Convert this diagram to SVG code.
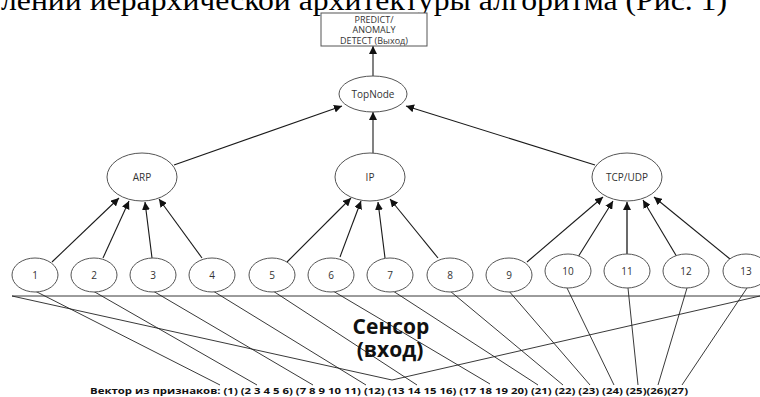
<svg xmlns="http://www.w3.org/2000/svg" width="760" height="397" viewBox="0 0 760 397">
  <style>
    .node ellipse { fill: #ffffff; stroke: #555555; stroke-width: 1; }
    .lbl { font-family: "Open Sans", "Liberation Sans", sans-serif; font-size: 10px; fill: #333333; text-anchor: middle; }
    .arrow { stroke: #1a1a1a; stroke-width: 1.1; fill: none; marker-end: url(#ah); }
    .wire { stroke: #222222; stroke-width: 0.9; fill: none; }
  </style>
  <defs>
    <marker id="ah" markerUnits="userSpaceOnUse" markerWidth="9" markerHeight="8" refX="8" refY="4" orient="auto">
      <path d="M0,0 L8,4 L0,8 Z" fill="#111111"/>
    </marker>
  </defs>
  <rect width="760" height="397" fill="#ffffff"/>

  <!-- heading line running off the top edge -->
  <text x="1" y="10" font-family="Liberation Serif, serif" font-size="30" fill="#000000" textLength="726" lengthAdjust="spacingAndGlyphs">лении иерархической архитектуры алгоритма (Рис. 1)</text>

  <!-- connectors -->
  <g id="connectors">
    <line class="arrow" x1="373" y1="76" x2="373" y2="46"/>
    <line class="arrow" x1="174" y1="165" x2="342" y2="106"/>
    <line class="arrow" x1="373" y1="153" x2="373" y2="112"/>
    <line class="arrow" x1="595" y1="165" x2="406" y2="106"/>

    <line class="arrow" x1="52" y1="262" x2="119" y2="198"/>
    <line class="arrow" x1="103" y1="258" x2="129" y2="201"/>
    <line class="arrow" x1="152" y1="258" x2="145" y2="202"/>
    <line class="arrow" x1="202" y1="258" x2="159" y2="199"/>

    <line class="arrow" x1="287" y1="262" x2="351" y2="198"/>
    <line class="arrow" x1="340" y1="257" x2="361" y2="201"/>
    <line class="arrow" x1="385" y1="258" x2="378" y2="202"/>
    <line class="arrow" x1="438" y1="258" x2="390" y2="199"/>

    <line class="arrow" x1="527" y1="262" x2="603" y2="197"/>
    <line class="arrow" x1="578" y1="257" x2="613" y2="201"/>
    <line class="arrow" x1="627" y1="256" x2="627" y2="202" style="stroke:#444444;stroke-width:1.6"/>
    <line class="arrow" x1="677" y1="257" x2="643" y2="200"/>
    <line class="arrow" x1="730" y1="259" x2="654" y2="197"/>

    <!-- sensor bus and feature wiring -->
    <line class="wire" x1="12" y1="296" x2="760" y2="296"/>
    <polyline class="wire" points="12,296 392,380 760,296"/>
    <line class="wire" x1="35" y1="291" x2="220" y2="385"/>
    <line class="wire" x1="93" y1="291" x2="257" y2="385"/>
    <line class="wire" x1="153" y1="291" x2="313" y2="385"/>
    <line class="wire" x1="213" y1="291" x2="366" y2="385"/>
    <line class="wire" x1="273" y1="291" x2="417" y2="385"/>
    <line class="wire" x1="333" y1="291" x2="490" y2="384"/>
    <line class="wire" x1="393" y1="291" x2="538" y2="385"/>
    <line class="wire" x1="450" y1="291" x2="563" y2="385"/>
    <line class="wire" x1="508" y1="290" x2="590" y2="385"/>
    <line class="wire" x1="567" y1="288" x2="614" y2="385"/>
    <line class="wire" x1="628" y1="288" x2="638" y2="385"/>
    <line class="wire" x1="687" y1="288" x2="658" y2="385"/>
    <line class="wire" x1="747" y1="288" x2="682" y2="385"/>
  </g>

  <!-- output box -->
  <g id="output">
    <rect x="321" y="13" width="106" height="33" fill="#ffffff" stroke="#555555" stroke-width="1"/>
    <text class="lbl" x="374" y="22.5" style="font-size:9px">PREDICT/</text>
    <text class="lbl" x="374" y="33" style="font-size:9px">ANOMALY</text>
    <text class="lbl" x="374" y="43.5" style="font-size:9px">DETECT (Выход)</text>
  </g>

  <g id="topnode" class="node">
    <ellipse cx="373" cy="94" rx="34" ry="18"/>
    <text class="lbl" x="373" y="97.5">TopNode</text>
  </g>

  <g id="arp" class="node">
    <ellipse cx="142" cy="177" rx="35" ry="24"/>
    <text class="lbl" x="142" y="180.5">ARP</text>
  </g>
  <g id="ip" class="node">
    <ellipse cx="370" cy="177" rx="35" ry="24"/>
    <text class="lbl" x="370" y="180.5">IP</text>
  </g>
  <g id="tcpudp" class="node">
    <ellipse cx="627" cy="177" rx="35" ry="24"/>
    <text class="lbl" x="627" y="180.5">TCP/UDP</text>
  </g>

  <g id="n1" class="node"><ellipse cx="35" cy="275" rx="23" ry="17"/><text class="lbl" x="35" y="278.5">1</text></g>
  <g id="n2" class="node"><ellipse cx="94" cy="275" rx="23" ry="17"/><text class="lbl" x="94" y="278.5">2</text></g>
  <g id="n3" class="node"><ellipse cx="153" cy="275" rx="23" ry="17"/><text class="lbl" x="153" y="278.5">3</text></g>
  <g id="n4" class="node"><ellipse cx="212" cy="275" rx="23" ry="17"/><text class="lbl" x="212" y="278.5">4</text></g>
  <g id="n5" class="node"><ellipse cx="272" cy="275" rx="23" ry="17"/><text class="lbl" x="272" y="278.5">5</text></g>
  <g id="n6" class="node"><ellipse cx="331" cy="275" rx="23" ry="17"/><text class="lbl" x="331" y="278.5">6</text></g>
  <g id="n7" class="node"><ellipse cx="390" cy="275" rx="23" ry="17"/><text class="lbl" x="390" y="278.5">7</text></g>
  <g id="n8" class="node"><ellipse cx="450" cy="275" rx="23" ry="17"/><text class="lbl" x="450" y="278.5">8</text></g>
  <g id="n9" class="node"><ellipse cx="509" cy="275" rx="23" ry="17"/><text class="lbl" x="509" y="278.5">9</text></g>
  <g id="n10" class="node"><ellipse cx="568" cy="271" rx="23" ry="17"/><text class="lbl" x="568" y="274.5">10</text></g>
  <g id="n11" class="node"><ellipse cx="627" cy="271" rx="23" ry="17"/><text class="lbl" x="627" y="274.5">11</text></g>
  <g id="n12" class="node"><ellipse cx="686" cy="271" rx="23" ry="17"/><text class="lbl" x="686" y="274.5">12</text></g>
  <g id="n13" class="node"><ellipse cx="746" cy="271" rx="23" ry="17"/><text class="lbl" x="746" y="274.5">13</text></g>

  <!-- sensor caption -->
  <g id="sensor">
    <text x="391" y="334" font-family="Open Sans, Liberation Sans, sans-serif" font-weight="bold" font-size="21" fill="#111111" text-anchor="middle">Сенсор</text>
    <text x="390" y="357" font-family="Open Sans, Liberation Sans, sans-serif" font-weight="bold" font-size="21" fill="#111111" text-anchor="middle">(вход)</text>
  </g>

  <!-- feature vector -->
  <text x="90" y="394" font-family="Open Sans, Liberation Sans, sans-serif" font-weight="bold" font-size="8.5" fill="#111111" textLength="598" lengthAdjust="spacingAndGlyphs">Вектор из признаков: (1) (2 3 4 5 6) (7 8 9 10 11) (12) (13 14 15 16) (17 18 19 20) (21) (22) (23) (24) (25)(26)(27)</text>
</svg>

════

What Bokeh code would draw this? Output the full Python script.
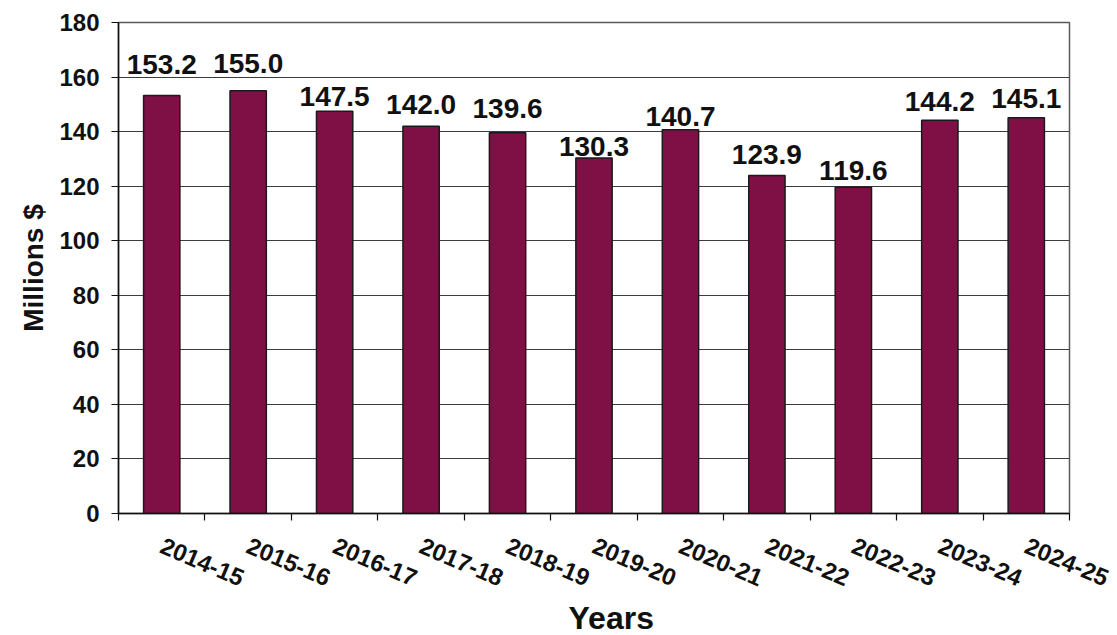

════

REQUIRED WORK
State how many lines of the records above contain the word "code", giving only that number.

EXERCISE RESULT
2